Build a business of business people. This is one of the absolute best ways of sharing value through your supply chain. For us, this means helping our farmers to improve the quality and quantity of their yield through support education and a trusted route to market rather than just paying a minimum price.

For those who work in our factories, we have a profit-sharing initiative called Big Game which involves them in programmes such as open book management, knowledge sharing and budget games with the goal of making English Tea Ship a significantly employee-owned business. This ultimately drives employee engagement and increases productivity too – there has now been a 31% increase in value added per employee since The Big Game initiative was introduced. Without wanting to be too trite about it, helping people help themselves is much more sustainable and powerful.

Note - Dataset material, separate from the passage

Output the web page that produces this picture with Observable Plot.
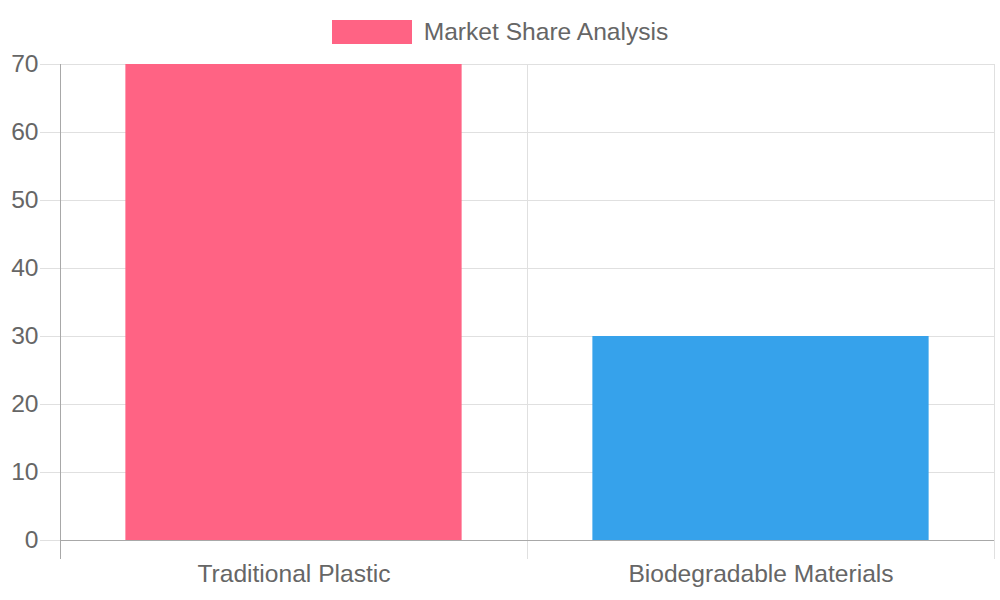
<!DOCTYPE html>
<html>
<head>
<meta charset="utf-8">
<script src="https://cdn.jsdelivr.net/npm/d3@7"></script>
<script src="https://cdn.jsdelivr.net/npm/@observablehq/plot@0.6"></script>
<style>
  body { margin: 0; background: #fff; font-family: "Liberation Sans", Arial, sans-serif; }
  #wrap { width: 1000px; height: 600px; }
  #legend { height: 40px; display: flex; justify-content: center; align-items: flex-start; }
  #legend .item { display: flex; align-items: center; margin-top: 20px; }
  #legend .sw { width: 80px; height: 24px; background: #FF6384; margin-right: 12px; }
  #legend .lab { font-size: 24.6px; color: #666; line-height: 24px; }
  svg { display: block; }
</style>
</head>
<body>
<div id="wrap">
  <div id="legend"><div class="item"><div class="sw"></div><div class="lab">Market Share Analysis</div></div></div>
  <div id="chart"></div>
</div>
<script>
const categories = ["Traditional Plastic", "Biodegradable Materials"];
const values = [70, 30];
const colors = ["#FF6384", "#36A2EB"];
const yTicks = [0, 10, 20, 30, 40, 50, 60, 70];

const data = categories.map((c, i) => ({category: c, i, value: values[i], color: colors[i]}));
const grid = "#e0e0e0";
const axisCol = "#a8a8a8";

const chart = Plot.plot({
  width: 1000,
  height: 560,
  marginTop: 24,
  marginBottom: 60,
  marginLeft: 60,
  marginRight: 6,
  style: {fontFamily: "Liberation Sans, Arial, sans-serif", fontSize: "24.6px", color: "#666", background: "transparent", overflow: "visible"},
  x: {domain: [0, categories.length], axis: null},
  y: {domain: [0, 70], axis: null},
  marks: [
    Plot.gridY(yTicks, {stroke: grid, strokeOpacity: 1}),
    Plot.gridX(d3.range(1, categories.length + 1), {stroke: grid, strokeOpacity: 1}),
    Plot.axisY(yTicks, {tickSize: 20, tickPadding: 2, stroke: grid, strokeOpacity: 1, fill: "#666", label: null}),
    Plot.axisX(d3.range(1, categories.length + 1), {tickSize: 19, stroke: grid, strokeOpacity: 1, tickFormat: () => "", label: null}),
    Plot.rectY(data, {x1: d => d.i + 0.14, x2: d => d.i + 0.86, y: "value", fill: "color"}),
    Plot.ruleY([0], {stroke: axisCol}),
    Plot.ruleX([0], {stroke: axisCol}),
    Plot.axisX([0], {tickSize: 19, stroke: axisCol, strokeOpacity: 1, tickFormat: () => "", label: null}),
    Plot.axisX(data.map(d => d.i + 0.5), {tickSize: 0, tickPadding: 24, fill: "#666", label: null, tickFormat: v => categories[Math.floor(v)]})
  ]
});
document.getElementById("chart").appendChild(chart);
</script>
</body>
</html>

Figure out the measuring and monitoring system. If you’re going it alone, you need to find a robust way of benchmarking the outcomes of your model. Failing to do so could cause more harm than good. This could involve developing a framework for measuring social and economic impact for your investments and efforts and then tracking how business is directly and indirectly impacted as a result of such social progress.

Maintain a laser focus on creating shared value. Creating a sourcing model is not without its ups and downs and there are times when commercial realities come knocking that can put you in difficult positions. My advice would be to focus your sourcing model on creating shared value that is, value for people throughout your supply chain, but also for your business. For me, this is what makes a model truly sustainable in that it is then protected from short-termism during leaner periods.

As our society becomes even more ethically-minded, it will soon be the norm for businesses to adopt and drive growth through sustainable sourcing models. We’ve already seen a good selection of early adopters make their mark, and I hope that the fruitful results produced will encourage others to take a leap of faith.